◆ **Given records**:
[Begin]
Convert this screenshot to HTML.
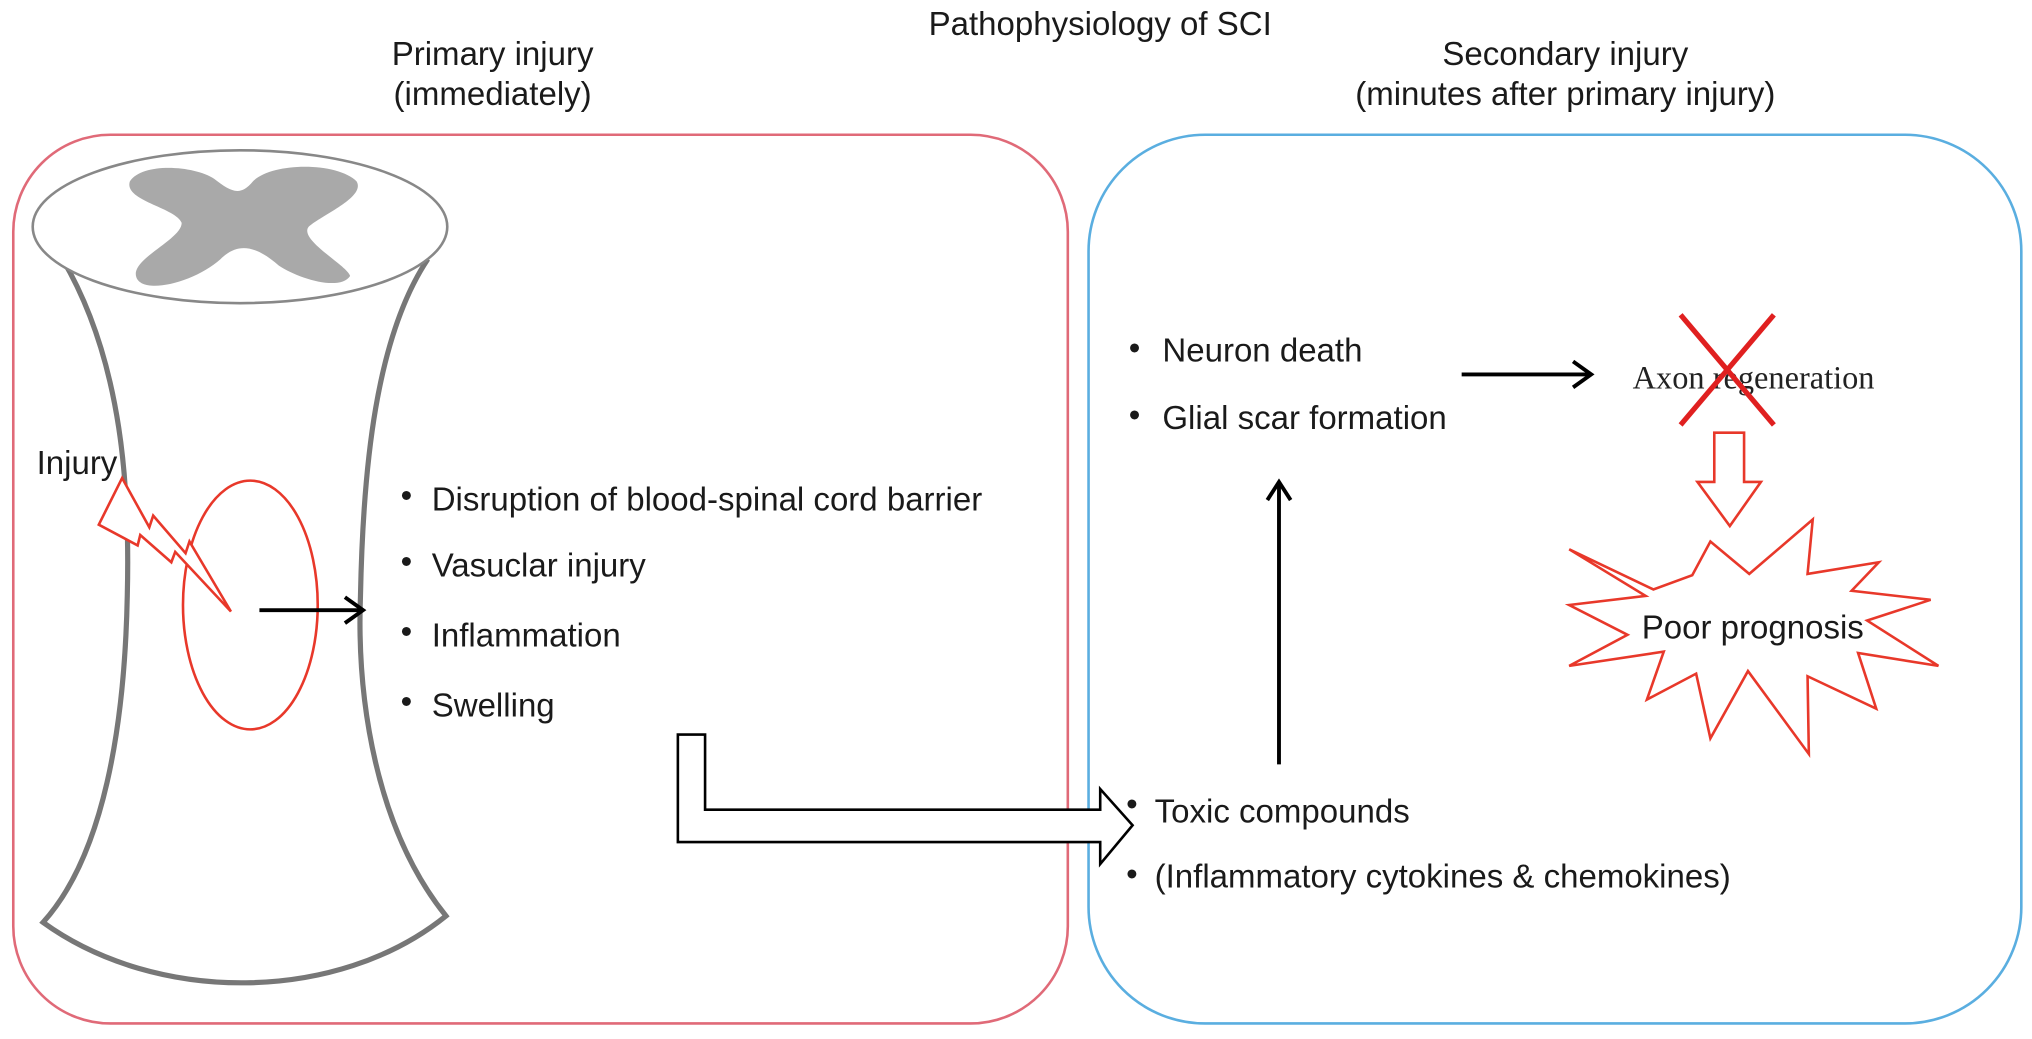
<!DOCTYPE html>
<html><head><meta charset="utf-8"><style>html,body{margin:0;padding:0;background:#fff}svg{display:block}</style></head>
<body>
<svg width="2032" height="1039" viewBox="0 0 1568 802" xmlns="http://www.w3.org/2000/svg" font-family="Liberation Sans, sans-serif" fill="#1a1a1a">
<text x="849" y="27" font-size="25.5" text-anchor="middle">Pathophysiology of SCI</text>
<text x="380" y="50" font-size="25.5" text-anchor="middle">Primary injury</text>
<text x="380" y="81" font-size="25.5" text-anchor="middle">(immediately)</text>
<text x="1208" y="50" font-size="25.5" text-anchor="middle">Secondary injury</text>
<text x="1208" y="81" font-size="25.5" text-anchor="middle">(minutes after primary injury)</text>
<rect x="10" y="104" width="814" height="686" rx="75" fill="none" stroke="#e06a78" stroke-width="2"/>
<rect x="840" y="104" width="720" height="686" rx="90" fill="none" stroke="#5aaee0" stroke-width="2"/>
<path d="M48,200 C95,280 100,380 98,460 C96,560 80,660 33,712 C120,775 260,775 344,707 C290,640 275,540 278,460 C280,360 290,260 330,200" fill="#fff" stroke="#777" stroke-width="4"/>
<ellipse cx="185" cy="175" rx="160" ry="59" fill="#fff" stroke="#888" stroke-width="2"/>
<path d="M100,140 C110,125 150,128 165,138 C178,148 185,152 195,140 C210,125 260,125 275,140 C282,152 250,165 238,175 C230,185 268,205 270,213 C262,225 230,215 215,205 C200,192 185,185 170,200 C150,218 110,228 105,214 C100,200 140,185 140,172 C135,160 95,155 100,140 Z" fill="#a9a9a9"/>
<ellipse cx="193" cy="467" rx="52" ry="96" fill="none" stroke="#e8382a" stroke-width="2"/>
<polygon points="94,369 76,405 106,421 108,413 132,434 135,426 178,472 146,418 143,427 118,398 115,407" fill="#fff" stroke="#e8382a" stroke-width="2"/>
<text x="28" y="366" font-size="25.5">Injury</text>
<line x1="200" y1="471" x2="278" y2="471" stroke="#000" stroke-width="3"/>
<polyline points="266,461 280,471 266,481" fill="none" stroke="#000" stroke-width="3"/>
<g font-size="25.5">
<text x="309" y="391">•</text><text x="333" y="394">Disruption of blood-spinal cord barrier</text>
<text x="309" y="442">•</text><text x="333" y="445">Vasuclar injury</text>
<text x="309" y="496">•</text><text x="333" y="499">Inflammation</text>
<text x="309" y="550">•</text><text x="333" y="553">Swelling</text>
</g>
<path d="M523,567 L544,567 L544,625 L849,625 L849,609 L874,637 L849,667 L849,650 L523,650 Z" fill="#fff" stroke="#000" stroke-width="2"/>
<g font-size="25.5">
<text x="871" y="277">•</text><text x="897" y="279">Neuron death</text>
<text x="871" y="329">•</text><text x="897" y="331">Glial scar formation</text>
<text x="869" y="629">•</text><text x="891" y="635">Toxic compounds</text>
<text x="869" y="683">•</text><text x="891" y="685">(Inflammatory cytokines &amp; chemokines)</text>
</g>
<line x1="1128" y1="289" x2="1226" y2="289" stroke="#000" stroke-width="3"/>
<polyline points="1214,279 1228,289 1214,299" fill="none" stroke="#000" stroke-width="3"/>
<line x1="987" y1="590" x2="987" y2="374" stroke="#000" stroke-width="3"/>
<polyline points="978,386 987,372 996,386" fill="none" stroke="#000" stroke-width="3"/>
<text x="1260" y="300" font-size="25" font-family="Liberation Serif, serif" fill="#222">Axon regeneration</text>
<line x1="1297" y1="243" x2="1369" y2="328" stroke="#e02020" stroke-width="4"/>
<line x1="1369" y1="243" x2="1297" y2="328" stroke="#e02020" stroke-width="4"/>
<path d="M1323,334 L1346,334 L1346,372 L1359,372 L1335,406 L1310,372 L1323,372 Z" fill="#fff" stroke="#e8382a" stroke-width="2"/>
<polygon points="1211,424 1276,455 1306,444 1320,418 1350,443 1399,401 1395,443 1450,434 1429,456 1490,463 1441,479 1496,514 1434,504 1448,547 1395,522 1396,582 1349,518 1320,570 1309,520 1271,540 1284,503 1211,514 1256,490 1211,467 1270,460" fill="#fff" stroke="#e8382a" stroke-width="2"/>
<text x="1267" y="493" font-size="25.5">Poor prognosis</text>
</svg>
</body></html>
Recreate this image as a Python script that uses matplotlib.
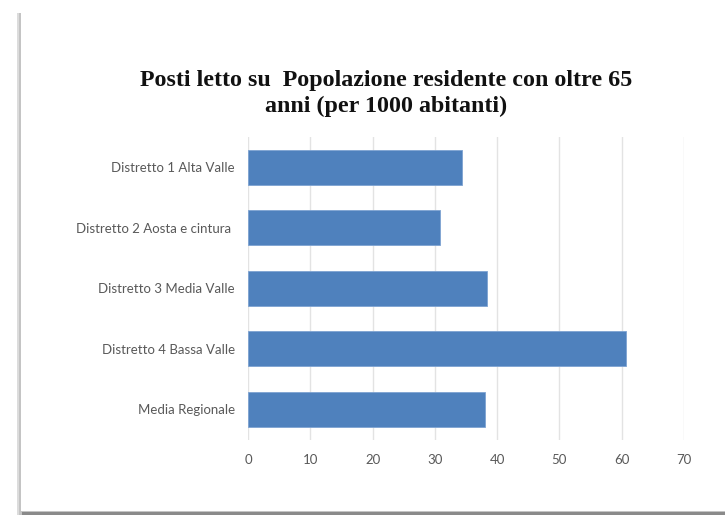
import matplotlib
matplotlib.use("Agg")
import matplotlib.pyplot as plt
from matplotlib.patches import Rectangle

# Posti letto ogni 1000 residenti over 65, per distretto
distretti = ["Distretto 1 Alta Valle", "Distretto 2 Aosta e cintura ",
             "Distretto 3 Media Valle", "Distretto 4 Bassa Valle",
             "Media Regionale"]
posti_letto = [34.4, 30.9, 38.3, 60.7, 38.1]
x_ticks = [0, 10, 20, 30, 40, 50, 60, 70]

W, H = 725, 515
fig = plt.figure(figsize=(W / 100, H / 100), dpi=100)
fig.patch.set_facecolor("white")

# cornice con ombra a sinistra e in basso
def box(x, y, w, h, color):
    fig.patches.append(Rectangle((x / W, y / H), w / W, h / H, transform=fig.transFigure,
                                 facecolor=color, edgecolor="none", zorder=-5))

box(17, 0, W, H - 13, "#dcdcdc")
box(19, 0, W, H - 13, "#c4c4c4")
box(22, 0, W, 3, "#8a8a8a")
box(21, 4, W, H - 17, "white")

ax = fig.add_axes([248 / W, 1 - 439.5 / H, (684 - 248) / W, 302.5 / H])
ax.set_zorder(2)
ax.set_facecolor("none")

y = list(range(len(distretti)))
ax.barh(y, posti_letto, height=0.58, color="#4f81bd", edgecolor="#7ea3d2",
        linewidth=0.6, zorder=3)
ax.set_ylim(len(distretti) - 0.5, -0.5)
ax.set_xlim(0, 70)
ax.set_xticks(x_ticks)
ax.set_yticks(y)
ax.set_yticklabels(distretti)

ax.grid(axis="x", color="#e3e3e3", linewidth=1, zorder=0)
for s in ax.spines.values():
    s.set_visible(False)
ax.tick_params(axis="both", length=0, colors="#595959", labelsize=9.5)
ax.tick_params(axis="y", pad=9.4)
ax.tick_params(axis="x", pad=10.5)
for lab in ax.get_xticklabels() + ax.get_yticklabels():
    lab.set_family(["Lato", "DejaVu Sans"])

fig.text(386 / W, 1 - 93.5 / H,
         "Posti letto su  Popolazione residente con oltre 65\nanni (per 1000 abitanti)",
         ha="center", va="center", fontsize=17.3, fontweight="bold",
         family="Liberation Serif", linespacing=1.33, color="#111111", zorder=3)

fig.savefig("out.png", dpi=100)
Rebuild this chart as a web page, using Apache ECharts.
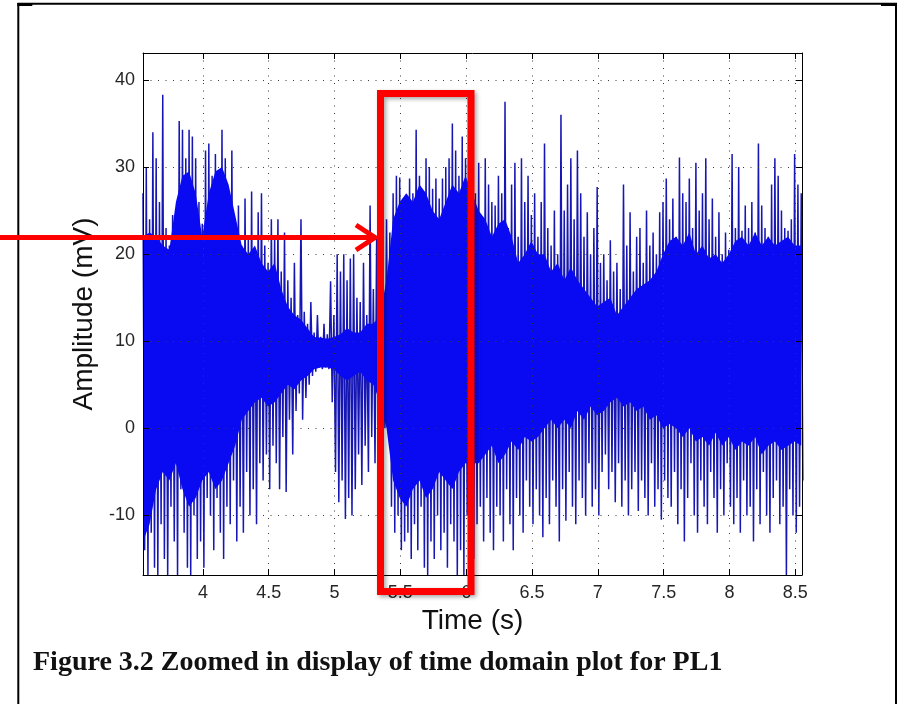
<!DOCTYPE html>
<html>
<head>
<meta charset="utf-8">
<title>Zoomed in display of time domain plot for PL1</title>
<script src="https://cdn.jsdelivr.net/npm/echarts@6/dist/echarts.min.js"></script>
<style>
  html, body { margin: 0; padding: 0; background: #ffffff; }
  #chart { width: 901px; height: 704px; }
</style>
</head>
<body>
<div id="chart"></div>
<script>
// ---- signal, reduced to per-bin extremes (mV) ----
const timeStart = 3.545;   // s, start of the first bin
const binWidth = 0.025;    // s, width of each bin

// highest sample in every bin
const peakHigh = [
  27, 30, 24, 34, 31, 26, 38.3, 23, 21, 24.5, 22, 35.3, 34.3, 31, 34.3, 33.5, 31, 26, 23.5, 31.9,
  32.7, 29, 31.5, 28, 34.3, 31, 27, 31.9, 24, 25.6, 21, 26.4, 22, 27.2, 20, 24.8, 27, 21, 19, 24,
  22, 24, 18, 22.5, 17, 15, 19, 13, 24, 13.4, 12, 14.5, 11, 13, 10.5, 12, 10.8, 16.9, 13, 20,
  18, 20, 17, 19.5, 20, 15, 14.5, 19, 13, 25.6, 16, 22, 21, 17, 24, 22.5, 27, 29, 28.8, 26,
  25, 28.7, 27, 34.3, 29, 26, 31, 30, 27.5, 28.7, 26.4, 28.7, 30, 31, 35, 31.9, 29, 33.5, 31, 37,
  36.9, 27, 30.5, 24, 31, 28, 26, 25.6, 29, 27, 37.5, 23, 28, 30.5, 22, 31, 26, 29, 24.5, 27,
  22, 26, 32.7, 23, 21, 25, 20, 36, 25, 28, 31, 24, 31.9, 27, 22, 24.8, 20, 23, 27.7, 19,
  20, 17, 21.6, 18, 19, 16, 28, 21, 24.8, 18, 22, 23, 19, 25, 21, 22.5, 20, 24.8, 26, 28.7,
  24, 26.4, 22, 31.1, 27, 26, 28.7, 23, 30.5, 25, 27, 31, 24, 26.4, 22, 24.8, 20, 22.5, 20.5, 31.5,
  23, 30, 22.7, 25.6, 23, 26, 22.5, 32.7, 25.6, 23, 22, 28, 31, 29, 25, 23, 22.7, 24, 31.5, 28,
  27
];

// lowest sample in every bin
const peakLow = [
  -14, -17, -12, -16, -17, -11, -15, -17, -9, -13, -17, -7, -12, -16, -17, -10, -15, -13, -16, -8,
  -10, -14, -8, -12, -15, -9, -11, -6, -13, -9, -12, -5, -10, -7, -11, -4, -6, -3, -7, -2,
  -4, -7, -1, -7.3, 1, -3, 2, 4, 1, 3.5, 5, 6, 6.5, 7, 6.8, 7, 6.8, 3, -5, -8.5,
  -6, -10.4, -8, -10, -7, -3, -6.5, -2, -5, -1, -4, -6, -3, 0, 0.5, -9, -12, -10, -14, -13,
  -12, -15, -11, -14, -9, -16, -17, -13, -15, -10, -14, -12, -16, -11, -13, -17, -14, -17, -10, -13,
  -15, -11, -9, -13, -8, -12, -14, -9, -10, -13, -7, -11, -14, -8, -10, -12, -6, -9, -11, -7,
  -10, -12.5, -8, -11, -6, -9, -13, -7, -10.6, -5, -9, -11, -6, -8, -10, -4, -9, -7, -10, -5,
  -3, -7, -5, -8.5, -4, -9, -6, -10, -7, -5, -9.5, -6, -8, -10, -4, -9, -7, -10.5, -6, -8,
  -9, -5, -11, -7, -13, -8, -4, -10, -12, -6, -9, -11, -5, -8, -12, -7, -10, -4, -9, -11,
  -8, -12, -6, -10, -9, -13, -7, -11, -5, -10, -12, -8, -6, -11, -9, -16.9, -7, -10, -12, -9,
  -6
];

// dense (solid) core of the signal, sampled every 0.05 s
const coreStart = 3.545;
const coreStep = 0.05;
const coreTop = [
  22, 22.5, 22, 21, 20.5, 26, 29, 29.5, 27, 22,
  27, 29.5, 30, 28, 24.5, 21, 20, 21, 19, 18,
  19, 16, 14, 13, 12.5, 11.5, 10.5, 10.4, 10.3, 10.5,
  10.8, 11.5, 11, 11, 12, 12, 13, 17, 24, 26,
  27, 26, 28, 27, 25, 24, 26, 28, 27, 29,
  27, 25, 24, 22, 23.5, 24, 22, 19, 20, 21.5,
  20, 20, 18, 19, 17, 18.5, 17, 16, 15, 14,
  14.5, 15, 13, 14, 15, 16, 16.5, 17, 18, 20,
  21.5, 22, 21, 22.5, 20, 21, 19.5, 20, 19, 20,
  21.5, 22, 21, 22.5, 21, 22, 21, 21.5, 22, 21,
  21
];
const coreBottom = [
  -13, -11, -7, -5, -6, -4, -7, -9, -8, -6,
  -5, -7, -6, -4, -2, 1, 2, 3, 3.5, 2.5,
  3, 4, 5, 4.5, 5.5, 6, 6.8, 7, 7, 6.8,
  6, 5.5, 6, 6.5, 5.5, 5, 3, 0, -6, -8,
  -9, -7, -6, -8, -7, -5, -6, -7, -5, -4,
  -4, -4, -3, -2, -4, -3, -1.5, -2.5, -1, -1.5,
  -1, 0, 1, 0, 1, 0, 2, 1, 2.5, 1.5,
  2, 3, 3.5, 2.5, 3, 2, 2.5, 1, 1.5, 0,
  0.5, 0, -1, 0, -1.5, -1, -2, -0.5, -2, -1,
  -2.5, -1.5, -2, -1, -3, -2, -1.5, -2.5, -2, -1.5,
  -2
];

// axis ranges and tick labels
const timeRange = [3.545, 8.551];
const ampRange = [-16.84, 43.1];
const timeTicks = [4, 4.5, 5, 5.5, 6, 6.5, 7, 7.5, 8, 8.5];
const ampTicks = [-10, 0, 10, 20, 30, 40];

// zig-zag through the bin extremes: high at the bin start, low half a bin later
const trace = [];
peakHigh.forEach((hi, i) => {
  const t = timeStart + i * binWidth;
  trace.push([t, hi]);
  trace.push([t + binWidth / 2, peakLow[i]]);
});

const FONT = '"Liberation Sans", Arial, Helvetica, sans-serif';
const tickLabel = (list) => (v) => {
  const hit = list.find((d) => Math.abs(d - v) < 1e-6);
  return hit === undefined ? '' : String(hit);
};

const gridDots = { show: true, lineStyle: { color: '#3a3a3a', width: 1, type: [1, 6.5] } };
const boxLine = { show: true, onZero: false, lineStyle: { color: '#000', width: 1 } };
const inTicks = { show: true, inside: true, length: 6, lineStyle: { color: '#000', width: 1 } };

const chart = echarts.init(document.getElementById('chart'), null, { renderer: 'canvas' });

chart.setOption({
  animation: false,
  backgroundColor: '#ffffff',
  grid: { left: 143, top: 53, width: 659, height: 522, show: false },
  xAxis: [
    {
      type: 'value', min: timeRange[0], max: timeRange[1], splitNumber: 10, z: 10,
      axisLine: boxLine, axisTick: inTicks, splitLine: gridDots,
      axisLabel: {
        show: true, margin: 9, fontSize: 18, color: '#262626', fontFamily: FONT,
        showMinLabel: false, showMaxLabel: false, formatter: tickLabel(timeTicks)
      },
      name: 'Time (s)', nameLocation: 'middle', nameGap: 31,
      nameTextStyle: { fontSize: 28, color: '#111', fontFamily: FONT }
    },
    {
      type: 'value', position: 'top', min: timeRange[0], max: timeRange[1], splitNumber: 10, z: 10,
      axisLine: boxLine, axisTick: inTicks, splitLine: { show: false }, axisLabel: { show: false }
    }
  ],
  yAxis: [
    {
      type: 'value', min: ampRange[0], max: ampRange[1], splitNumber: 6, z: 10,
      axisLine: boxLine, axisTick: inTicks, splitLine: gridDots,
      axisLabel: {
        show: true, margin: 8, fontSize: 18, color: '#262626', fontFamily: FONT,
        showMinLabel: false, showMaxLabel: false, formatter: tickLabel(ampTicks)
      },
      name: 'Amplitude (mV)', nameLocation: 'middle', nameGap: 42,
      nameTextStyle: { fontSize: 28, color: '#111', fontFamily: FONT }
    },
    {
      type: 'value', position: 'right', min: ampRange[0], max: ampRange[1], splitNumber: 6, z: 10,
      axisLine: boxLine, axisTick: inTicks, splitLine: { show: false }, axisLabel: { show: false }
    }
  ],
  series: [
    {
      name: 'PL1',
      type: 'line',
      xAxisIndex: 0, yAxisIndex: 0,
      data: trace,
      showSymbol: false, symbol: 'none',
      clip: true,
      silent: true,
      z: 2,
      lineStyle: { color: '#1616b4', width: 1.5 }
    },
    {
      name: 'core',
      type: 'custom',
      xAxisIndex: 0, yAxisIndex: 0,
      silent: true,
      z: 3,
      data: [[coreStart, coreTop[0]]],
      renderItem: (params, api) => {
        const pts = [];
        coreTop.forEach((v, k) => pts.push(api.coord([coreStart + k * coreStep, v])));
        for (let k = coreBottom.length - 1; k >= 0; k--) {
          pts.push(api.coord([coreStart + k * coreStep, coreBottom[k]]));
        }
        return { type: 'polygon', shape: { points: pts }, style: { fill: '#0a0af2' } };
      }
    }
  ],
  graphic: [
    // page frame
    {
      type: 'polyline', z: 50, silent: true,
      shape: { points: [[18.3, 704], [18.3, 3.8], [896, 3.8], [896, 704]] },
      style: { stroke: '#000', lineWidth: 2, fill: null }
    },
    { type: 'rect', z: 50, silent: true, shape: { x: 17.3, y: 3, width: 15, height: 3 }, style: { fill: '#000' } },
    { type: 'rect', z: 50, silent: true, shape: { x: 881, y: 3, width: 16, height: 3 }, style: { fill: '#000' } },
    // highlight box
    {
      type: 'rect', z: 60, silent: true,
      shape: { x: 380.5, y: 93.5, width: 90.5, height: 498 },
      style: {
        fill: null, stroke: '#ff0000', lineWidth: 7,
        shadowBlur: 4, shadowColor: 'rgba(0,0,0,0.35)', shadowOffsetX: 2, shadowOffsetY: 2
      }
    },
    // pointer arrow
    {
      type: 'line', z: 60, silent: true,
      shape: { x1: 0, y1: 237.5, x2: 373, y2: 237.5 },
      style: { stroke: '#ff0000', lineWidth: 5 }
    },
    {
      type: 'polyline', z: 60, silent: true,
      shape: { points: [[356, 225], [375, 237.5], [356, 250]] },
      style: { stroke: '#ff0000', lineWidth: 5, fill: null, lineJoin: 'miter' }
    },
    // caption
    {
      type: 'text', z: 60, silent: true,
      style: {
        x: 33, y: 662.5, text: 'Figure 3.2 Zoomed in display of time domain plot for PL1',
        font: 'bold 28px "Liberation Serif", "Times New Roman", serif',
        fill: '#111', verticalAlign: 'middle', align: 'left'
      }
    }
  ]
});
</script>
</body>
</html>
[End]
Without the pictures, give again exactly the lines above starting at the line containing "Recreate this image" and ending at the line containing "ax.set_yticklabels(distretti)".

Recreate this image as a Python script that uses matplotlib.
import matplotlib
matplotlib.use("Agg")
import matplotlib.pyplot as plt
from matplotlib.patches import Rectangle

# Posti letto ogni 1000 residenti over 65, per distretto
distretti = ["Distretto 1 Alta Valle", "Distretto 2 Aosta e cintura ",
             "Distretto 3 Media Valle", "Distretto 4 Bassa Valle",
             "Media Regionale"]
posti_letto = [34.4, 30.9, 38.3, 60.7, 38.1]
x_ticks = [0, 10, 20, 30, 40, 50, 60, 70]

W, H = 725, 515
fig = plt.figure(figsize=(W / 100, H / 100), dpi=100)
fig.patch.set_facecolor("white")

# cornice con ombra a sinistra e in basso
def box(x, y, w, h, color):
    fig.patches.append(Rectangle((x / W, y / H), w / W, h / H, transform=fig.transFigure,
                                 facecolor=color, edgecolor="none", zorder=-5))

box(17, 0, W, H - 13, "#dcdcdc")
box(19, 0, W, H - 13, "#c4c4c4")
box(22, 0, W, 3, "#8a8a8a")
box(21, 4, W, H - 17, "white")

ax = fig.add_axes([248 / W, 1 - 439.5 / H, (684 - 248) / W, 302.5 / H])
ax.set_zorder(2)
ax.set_facecolor("none")

y = list(range(len(distretti)))
ax.barh(y, posti_letto, height=0.58, color="#4f81bd", edgecolor="#7ea3d2",
        linewidth=0.6, zorder=3)
ax.set_ylim(len(distretti) - 0.5, -0.5)
ax.set_xlim(0, 70)
ax.set_xticks(x_ticks)
ax.set_yticks(y)
ax.set_yticklabels(distretti)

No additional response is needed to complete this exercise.